◆ Set task
Locate each line containing the string "this" and copy it out.

◆ Charts and diagrams as code
- - - - -
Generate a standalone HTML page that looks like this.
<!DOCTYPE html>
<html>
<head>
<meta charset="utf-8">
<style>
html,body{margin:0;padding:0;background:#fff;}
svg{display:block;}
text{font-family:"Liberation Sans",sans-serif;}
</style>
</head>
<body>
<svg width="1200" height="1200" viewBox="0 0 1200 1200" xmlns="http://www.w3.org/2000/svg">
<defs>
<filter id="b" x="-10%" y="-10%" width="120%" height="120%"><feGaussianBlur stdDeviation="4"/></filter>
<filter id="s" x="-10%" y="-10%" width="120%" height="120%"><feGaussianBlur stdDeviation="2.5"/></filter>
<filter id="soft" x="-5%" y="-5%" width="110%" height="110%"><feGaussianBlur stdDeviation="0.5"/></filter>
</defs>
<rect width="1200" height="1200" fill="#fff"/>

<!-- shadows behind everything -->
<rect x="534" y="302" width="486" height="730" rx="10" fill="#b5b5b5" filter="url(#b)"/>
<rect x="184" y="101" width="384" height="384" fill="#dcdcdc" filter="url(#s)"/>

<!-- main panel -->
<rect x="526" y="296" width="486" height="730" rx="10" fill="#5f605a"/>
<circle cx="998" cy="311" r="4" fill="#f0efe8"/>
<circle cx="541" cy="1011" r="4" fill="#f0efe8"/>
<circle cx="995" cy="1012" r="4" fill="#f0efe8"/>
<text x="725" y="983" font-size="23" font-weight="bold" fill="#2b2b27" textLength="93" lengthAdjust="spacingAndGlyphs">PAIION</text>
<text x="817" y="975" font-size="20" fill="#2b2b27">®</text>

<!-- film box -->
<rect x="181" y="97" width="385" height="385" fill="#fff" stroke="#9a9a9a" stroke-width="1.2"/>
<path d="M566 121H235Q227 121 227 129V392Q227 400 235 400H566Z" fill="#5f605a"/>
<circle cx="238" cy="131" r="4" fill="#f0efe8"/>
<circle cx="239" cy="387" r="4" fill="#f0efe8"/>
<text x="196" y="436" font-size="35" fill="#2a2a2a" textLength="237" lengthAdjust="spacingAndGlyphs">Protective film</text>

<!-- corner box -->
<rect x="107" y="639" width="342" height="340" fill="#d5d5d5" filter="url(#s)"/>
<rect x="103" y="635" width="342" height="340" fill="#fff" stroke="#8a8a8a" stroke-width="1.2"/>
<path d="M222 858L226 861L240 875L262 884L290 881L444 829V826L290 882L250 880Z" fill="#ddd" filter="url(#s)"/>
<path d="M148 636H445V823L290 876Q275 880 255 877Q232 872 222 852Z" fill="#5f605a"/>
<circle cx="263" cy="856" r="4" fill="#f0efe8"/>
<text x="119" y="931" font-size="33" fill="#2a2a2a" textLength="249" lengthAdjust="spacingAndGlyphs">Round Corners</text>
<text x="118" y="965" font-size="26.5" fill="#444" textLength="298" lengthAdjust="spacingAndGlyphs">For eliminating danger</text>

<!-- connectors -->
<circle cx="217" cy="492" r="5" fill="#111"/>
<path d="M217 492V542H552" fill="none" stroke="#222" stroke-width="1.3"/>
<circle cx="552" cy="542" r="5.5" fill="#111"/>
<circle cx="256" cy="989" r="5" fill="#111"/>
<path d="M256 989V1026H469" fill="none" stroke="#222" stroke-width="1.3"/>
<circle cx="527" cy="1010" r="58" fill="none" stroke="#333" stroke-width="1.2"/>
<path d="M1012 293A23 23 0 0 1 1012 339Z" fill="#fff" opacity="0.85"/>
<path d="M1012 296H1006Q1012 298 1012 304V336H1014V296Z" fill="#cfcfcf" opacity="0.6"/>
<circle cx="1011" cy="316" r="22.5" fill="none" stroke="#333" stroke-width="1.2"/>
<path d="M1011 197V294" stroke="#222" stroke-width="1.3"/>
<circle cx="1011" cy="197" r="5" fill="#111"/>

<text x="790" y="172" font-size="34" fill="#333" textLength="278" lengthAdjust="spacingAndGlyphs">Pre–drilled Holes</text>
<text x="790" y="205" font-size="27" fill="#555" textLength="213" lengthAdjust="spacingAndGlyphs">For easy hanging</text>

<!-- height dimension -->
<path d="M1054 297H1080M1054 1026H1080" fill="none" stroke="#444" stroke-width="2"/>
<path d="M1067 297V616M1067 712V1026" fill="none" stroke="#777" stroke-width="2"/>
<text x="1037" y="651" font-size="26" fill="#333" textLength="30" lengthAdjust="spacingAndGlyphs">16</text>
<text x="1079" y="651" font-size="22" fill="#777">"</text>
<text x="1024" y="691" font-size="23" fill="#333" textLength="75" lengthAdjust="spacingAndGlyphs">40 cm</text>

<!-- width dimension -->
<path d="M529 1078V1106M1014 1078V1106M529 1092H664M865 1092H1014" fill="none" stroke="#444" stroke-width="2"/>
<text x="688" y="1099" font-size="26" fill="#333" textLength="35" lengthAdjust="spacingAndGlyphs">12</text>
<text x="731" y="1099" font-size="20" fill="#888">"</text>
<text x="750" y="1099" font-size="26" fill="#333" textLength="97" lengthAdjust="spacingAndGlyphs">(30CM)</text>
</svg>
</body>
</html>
- - - - -
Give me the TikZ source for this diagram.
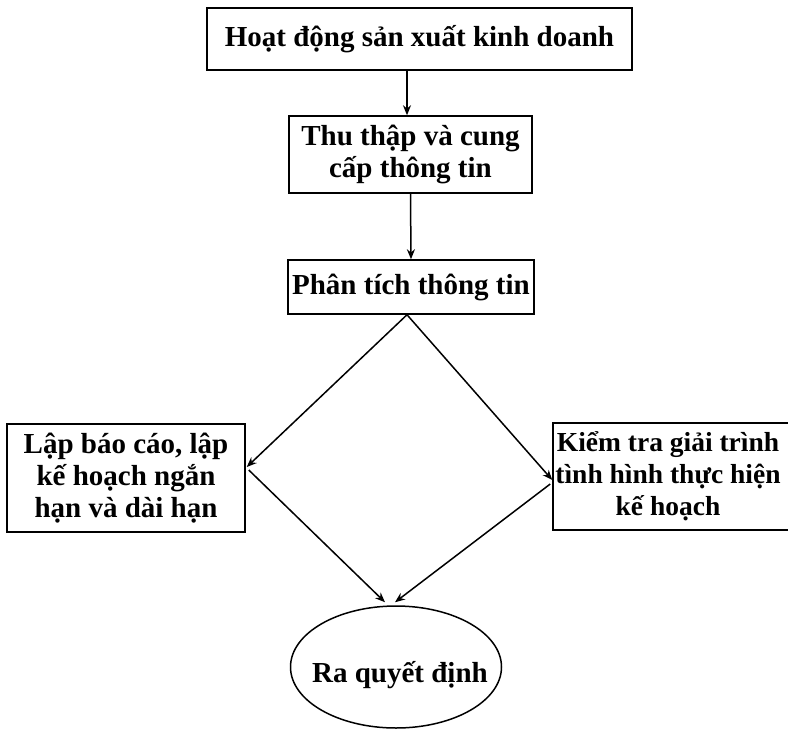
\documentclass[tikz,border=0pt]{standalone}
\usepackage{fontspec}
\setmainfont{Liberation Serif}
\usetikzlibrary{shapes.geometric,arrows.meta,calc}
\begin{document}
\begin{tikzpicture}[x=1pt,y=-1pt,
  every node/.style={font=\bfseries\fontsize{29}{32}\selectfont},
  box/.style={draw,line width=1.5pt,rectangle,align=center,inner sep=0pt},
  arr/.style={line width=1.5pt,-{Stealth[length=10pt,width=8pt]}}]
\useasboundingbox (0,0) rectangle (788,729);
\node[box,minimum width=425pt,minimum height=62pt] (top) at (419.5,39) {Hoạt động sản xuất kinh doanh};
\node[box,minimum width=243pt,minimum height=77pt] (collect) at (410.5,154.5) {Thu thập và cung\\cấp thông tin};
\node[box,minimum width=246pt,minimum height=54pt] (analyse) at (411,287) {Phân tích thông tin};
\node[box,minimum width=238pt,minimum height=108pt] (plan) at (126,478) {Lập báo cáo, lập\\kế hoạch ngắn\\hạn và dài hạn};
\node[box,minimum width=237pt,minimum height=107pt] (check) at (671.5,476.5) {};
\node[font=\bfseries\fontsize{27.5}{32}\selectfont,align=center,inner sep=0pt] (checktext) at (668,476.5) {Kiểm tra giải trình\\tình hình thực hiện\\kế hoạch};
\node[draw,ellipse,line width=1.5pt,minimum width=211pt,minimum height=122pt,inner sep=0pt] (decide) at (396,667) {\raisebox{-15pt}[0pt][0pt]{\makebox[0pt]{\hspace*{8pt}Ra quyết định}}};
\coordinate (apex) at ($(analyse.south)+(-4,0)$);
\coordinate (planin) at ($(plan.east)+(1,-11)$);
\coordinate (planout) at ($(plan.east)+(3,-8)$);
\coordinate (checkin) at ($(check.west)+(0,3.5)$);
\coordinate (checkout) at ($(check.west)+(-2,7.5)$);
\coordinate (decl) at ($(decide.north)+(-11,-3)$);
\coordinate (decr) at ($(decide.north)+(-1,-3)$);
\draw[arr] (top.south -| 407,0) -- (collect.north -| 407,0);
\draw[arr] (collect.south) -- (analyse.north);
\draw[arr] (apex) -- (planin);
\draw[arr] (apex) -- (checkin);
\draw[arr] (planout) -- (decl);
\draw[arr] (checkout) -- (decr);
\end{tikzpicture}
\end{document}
- - - - -
◆ Written solution
Generate a standalone HTML page that looks like this.
Give me the TikZ source for this diagram.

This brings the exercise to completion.